Laut dem Logo auf dem Pamphlet bezieht sich die Gruppe auf die Darknet-Seite “The Black Death”. Dort wurde 2016 mit mehreren Fotos eine junge Frau beworben, die laut Webseite an den Meistbietenden versteigert werden sollte. Das Mädchen hatte nur eine Unterhose an, war mit Seilen an die Decke gefesselt und schien sich vor Schmerz hin- und herzuwinden. Das Startgebot lag bei 150.000 Dollar.
Die Bilder der angeblich verkauften Mädchen stammen aus einem Pornofilm
Später stellte sich heraus, dass die Bilder offenbar einem Sexfilm entnommen waren und das angebliche Entführungsopfer “Nicole” eine Pornodarstellerin ist. Motherboard-Autor Joseph Cox, der damals versuchte mit den Betreibern Kontakt aufzunehmen, kam zu dem Schluss, dass es sich bei der Seite vermutlich um einen Fake gehandelt habe. Nach den Kontaktversuchen von Cox gab die Seite bekannt, ihre Onion-Adresse wechseln zu wollen. Ob sie tatsächlich auf eine andere Domain umgezogen ist oder einfach offline ging, ist nicht bekannt.
Dass das Model eine Mutter ist, ist online kaum zu übersehen – und weitere Ungereimtheiten
Doch auch abgesehen von H.s Geschichte über die angebliche Darknet-Auktion bleiben zahlreiche Fragen offen.
Da ist die fadenscheinige Begründung für die Freilassung, erst im Nachhinein herausgefunden zu haben, dass Chloe A. einen zweijährigen Sohn hat. Eine kriminelle Bande, die die Entführung einer öffentlichen Person monatelang im voraus geplant hat, soll nicht in der Lage gewesen sein, das Instagram-Profil ihres Opfers zu prüfen? Denn auf dem öffentlich einsehbaren Account von A. befinden sich wenige Klicks entfernt nicht nur mehrere Bilder ihres Sohnes, sondern auch Fotos der schwangeren Chloe wenige Monate zuvor.
Der Erpresser sagt zum Abschied leise “Sorry”
Im Gegensatz zu den geheimniskrämerischen Betreibern der damaligen Darknet-Seite scheint die Entführergruppe plötzlich einen kommunikativen Stil zu pflegen. Nicht nur erklärt die kriminelle Organisation offen in einem Pamphlet – das Lukasz H. den Behörden buchstäblich vor die Füße trägt –, was sie Illegales tut und wie sie es tut.

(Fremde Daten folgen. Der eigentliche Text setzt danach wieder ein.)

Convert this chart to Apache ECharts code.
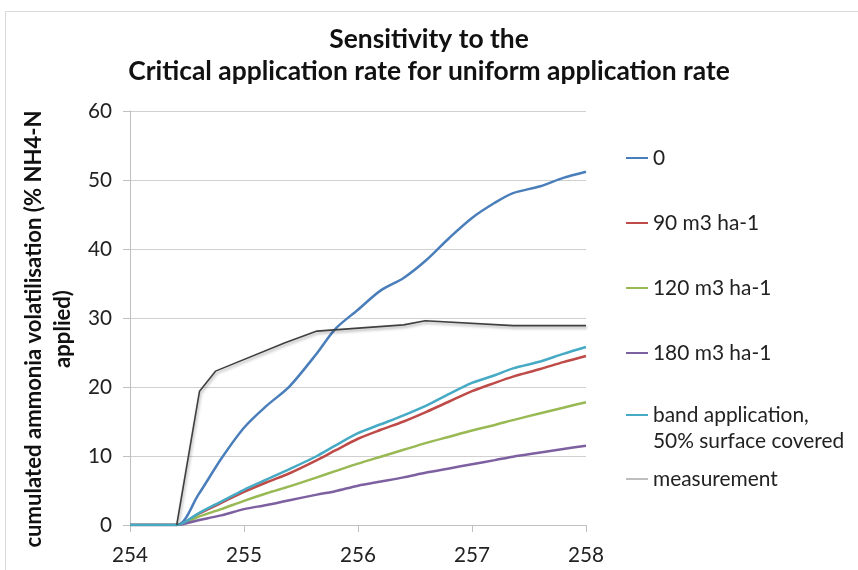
<!DOCTYPE html>
<html>
<head>
<meta charset="utf-8">
<script src="https://cdn.jsdelivr.net/npm/echarts@6/dist/echarts.min.js"></script>
<style>
html,body{margin:0;padding:0;background:#fff;}
#chart{width:858px;height:570px;}
</style>
</head>
<body>
<div id="chart"></div>
<script>
// ---- data ----
const titleLines = ['Sensitivity to the', 'Critical application rate for uniform application rate'];
const yAxisTitleLines = ['cumulated ammonia volatilisation (% NH4-N', 'applied)'];
const xTicks = [254, 255, 256, 257, 258];
const yTicks = [0, 10, 20, 30, 40, 50, 60];

const seriesNames = ['0', '90 m3 ha-1', '120 m3 ha-1', '180 m3 ha-1', 'band application, 50% surface covered', 'measurement'];

const xSim = [254, 254.41, 254.6, 254.8, 255, 255.2, 255.4, 255.64, 255.8, 256, 256.2, 256.4, 256.6, 256.8, 257, 257.2, 257.36, 257.6, 257.8, 258];
const rate0   = [0, 0, 4.4, 9.6, 14.1, 17.3, 20.1, 24.9, 28.4, 31.2, 34.0, 35.8, 38.4, 41.6, 44.5, 46.7, 48.1, 49.1, 50.3, 51.2];
const rate90  = [0, 0, 1.6, 3.2, 4.8, 6.2, 7.5, 9.4, 10.8, 12.5, 13.8, 15.0, 16.4, 17.9, 19.4, 20.6, 21.5, 22.6, 23.6, 24.5];
const rate120 = [0, 0, 1.2, 2.3, 3.5, 4.6, 5.6, 6.9, 7.8, 8.9, 9.9, 10.9, 11.9, 12.8, 13.7, 14.5, 15.2, 16.2, 17.0, 17.8];
const rate180 = [0, 0, 0.7, 1.4, 2.3, 2.9, 3.6, 4.4, 4.9, 5.7, 6.3, 6.9, 7.6, 8.2, 8.8, 9.4, 9.9, 10.5, 11.0, 11.5];
const band50  = [0, 0, 1.7, 3.4, 5.1, 6.6, 8.1, 10.0, 11.5, 13.3, 14.6, 15.9, 17.3, 19.0, 20.6, 21.7, 22.7, 23.7, 24.8, 25.8];

const xMeas = [254.41, 254.61, 254.75, 255.36, 255.64, 256.4, 256.59, 257.36, 258];
const meas  = [0, 19.4, 22.3, 26.4, 28.1, 29.0, 29.6, 28.9, 28.9];

const colors = ['#4a7ebb', '#be4b48', '#98b954', '#7d60a0', '#46aac5', '#404040'];
const measLegendColor = '#bfbfbf';

function pairs(xs, ys) { return xs.map((x, i) => [x, ys[i]]); }

const FONT = 'Lato';
// pick font sizes so text widths match the reference
const mctx = document.createElement('canvas').getContext('2d');
function fitSize(text, weight, target) {
  mctx.font = weight + ' 100px ' + FONT;
  const w = mctx.measureText(text).width;
  return Math.round(100 * target / w * 10) / 10;
}
const titleSize = fitSize(titleLines[1], 'bold', 601);
const yNameSize = fitSize(yAxisTitleLines[0], 'bold', 438);
const legendSize = fitSize(seriesNames[1], 'normal', 106);
const tickSize = fitSize('254', 'normal', 36);

const chart = echarts.init(document.getElementById('chart'), null, {renderer: 'canvas'});
const simData = [rate0, rate90, rate120, rate180, band50];

const series = simData.map((d, i) => ({
  name: seriesNames[i],
  type: 'line',
  data: pairs(xSim, d),
  symbol: 'none',
  smooth: 0.3,
  lineStyle: {width: 2.5, color: colors[i]},
  itemStyle: {color: colors[i]},
  z: 2 + i
}));
series.push({
  name: seriesNames[5],
  type: 'line',
  data: pairs(xMeas, meas),
  symbol: 'none',
  smooth: false,
  lineStyle: {width: 1.6, color: colors[5], shadowColor: 'rgba(0,0,0,0.35)', shadowBlur: 3, shadowOffsetX: 1, shadowOffsetY: 2},
  itemStyle: {color: colors[5]},
  z: 10
});

const iconPath = 'path://M0,0L22,0L22,2L0,2Z';
const legendText = {fontFamily: FONT, fontSize: legendSize, color: '#222'};

const option = {
  animation: false,
  backgroundColor: '#fff',
  title: {
    text: titleLines.join('\n'),
    left: 'center',
    top: 23,
    padding: [0, 0, 0, 22],
    textStyle: {fontFamily: FONT, fontWeight: 'bold', fontSize: titleSize, lineHeight: 32, color: '#111'}
  },
  graphic: [{
    type: 'rect', silent: true,
    shape: {x: 5.5, y: 11.5, width: 900, height: 600},
    style: {fill: 'none', stroke: '#d9d9d9', lineWidth: 1}
  }],
  legend: [{
    orient: 'vertical', left: 626, top: 146, padding: 0, itemGap: 41,
    itemWidth: 22, itemHeight: 2, icon: iconPath,
    textStyle: Object.assign({lineHeight: 24}, legendText),
    data: seriesNames.slice(0, 4)
  }, {
    orient: 'vertical', left: 626, top: 376, padding: 0, itemGap: 12,
    itemWidth: 22, itemHeight: 2, icon: iconPath,
    textStyle: Object.assign({lineHeight: 26}, legendText),
    formatter: function (name) {
      return name === seriesNames[4] ? '\n' + 'band application,\n50% surface covered' : name;
    },
    data: [seriesNames[4], {name: seriesNames[5], itemStyle: {color: measLegendColor}}]
  }],
  grid: {left: 130, right: 272, top: 111, bottom: 45, containLabel: false, outerBoundsMode: 'none'},
  xAxis: {
    type: 'value', min: xTicks[0], max: xTicks[xTicks.length - 1], interval: 1,
    axisLine: {show: true, lineStyle: {color: '#bfbfbf', width: 1}},
    axisTick: {show: true, inside: false, length: 7, lineStyle: {color: '#bfbfbf'}},
    axisLabel: {fontFamily: FONT, fontSize: tickSize, color: '#222', margin: 20},
    splitLine: {show: false}
  },
  yAxis: {
    type: 'value', min: yTicks[0], max: yTicks[yTicks.length - 1], interval: 10,
    name: yAxisTitleLines.join('\n'), nameLocation: 'middle', nameRotate: 90, nameGap: 48,
    nameTextStyle: {fontFamily: FONT, fontWeight: 'bold', fontSize: yNameSize, lineHeight: 29, color: '#111', padding: [0, 22, 0, 0]},
    axisLine: {show: true, lineStyle: {color: '#bfbfbf', width: 1}},
    axisTick: {show: true, inside: false, length: 7, lineStyle: {color: '#bfbfbf'}},
    axisLabel: {fontFamily: FONT, fontSize: tickSize, color: '#222', margin: 18},
    splitLine: {show: true, lineStyle: {color: '#d0d0d0', width: 1}}
  },
  series: series
};
chart.setOption(option);
</script>
</body>
</html>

Sie verfasst auch einen etwas wirren Brief an das Opfer, in dem sich die Täter für ihren “Fehler” entschuldigen, sie hätten sich das falsche Opfer ausgesucht.
Es scheint daher derzeit viel für die Ermittlertheorie zu sprechen, dass es sich bei der Darknet-Auktion um eine “elaboriert” inszenierte Drohung gehandelt haben muss, um an Lösegeld zu kommen. Die Darknet-Panik ist also bislang nicht mehr als das – eine medienwirksame Geschichte, die möglicherweise durch die Fantasie einer Erpresserbande befeuert wurde. Das alles bedeutet natürlich nicht, dass die Entführer das Leben der jungen Frau nicht trotzdem gefährdet haben. Über den mutmaßlichen Drahtzieher H. sagt Staatsanwalt Storari zusammenfassend: “Fantasie oder nicht – es ist klar, dass er ein sehr gefährlicher Mann ist.”